Courage, drive and they’re all dreamers.
Do you believe in internships for your business?
Yes, we have an obligation as leaders to foster youth leadership, and show South Africans how easy business can be. We have a policy at LIVEOUTLOUD to accept interns whenever possible.
If you could give yourself any advice back then, what are your top 5 wisdoms?
* Overemploying: Dreams of having an empire and hiring hundreds of employees fill our heads from the day we first think of opening a business. As a result, each penny made is reinvested into staff, growing the company and doing what is believed to better the company as a whole. I had 47 employees when the market changed and the recession took hold, and overnight turnover dropped. An organisation’s employees are its biggest asset, but they are an even bigger liability when things get tight. High overheads are what kill a business, and even if you survive, your morale and productivity is affected by retrenching.
Lesson: rather employ fewer, but more skilled individuals. This will make your business strong and lean.
* Effective financial control: Having ineffective financial control is like driving a car with a blindfold on. Yes, you might move forward for a while, but sooner or later you’re going to crash. Initially I hired friends with accounting degrees or bookkeepers. They weren't well-informed on tax structures and effective financial control. This resulted in money being put into projects that were doomed to fail.
Lesson: Employ a highly-skilled, well-established financial controller. No matter how expensive they may seem, they will give your business security and direction. After yourself, your accountant should be the next hired.
* Celebrating a deal prior to the paperwork being signed: “A verbal deal isn’t worth the paper it is written on.” These words echo in my head as disappointments follow you throughout your career. We all know the story – the meeting that finally results in your client saying YES; you allocate resources, time and a celebration to the new project only to find out your client didn’t have the jurisdiction or funds have run dry. Despite being an exceptionally optimistic person, life has taught me to celebrate only the signed deals!

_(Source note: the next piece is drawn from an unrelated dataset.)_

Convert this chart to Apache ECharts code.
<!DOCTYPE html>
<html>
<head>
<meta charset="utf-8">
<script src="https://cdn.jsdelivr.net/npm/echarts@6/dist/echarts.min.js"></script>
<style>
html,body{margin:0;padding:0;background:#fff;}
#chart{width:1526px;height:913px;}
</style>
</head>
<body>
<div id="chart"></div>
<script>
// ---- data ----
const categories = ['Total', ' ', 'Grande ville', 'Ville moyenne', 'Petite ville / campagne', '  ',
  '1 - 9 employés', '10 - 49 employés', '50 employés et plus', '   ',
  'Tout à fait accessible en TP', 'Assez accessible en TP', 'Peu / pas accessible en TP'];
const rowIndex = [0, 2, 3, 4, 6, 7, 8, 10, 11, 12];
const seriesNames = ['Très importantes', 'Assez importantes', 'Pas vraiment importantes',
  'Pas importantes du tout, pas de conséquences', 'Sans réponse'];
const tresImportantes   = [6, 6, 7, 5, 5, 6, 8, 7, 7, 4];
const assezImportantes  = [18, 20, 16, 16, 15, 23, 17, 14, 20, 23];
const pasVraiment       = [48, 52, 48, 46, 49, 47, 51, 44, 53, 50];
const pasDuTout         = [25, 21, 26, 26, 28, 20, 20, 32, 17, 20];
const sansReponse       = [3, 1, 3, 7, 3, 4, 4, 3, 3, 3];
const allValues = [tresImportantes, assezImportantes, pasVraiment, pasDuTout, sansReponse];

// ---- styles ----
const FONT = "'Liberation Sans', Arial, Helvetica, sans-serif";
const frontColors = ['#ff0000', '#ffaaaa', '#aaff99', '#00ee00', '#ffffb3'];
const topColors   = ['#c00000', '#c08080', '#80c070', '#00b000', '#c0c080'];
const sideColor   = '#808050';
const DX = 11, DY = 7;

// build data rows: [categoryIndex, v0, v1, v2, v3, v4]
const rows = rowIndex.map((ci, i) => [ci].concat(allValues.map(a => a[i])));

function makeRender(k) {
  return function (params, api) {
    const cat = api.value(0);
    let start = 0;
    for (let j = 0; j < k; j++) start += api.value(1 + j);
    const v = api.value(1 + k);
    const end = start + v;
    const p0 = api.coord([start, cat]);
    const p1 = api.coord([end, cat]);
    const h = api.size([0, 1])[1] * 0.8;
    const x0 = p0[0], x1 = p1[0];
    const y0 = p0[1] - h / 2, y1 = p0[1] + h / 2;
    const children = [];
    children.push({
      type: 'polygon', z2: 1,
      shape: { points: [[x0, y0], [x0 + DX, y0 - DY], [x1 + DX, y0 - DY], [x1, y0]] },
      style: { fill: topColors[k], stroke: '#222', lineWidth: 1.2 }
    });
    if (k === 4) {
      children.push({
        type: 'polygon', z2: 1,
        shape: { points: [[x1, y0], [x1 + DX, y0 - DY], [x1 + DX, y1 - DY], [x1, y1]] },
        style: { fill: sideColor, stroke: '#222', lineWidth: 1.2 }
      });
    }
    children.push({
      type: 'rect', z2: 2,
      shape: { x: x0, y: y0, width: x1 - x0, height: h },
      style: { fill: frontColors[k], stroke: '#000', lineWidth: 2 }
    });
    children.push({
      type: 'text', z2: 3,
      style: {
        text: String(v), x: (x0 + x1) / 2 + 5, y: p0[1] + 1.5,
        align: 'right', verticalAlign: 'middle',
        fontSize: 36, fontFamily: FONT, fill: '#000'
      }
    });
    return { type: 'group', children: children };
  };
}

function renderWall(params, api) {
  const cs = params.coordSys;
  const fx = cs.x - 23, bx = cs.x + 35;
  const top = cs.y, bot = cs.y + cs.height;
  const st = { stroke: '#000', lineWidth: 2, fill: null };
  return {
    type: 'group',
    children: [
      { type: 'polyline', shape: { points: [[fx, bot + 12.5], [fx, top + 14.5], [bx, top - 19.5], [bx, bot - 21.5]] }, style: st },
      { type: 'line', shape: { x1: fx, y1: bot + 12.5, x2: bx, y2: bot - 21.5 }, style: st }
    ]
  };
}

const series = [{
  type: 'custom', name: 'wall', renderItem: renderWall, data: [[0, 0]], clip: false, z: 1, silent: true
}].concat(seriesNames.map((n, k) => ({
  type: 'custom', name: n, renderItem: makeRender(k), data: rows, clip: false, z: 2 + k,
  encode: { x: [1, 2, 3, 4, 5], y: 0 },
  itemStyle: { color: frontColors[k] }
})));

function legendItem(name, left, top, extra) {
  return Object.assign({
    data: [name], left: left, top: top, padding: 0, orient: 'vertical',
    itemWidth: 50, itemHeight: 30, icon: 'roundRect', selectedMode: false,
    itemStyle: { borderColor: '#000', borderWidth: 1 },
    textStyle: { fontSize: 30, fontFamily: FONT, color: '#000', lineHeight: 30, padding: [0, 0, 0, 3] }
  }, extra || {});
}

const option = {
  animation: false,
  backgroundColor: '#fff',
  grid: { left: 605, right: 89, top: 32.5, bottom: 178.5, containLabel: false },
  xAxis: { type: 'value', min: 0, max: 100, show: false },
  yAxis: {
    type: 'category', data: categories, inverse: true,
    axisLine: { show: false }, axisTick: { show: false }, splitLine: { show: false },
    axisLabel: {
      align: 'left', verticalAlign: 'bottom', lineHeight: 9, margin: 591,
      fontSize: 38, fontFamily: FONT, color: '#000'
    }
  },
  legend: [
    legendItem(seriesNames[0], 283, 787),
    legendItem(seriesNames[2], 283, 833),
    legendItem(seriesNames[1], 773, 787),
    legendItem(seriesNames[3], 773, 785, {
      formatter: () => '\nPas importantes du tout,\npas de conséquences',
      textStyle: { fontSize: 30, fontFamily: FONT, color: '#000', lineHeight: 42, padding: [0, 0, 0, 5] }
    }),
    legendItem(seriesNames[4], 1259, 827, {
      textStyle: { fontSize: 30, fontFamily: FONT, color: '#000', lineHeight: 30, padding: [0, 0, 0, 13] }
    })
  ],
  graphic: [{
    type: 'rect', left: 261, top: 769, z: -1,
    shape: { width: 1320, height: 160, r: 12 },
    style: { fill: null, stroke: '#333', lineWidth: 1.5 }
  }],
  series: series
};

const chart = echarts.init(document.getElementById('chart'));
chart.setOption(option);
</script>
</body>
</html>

Lesson: Push for the signature or purchase order. Don’t settle for an email confirmation or the classic “please go ahead” as these are the pitfalls we in sales fall for over and over again. Have the contract ready so when the client says yes, they sign something straight away to get you going.
* Being too involved: Start-ups require you to be involved in all aspects of your business, but as your company grows you find yourself still doing the things your employees should be doing. By being too involved on every level, you’re no longer leading and you won’t have the time for vision, strategy and the bigger picture.
Lesson: Employ people who are leaders in their own right. This will allow you to rest assured knowing they are doing what’s required.
* Employing your clones: You don’t realise you’ve done it until someone points it out. As human beings, we’re comfortable around those who are similar to us. Gregarious people enjoy the company of other enthusiastic individuals. Accountants like others with logical and analytical personalities. No matter who you are, you tend to be impressed when hiring those whose traits you relate to. In my case I’m a hunter sales personality with weak administrative skills. Three months after opening we had a team of six others exactly like me, and not a contract, procedure or file in sight. Once the “clones” were pointed out, I diversified completely, targeting those who were as different from me as possible.
Lesson: Choose your non-negotiable requirements. For me these were loyalty and big dreamers, and I only employ people who share these traits, but they have every other skill I don’t. This will ensure a strong, adaptable business team.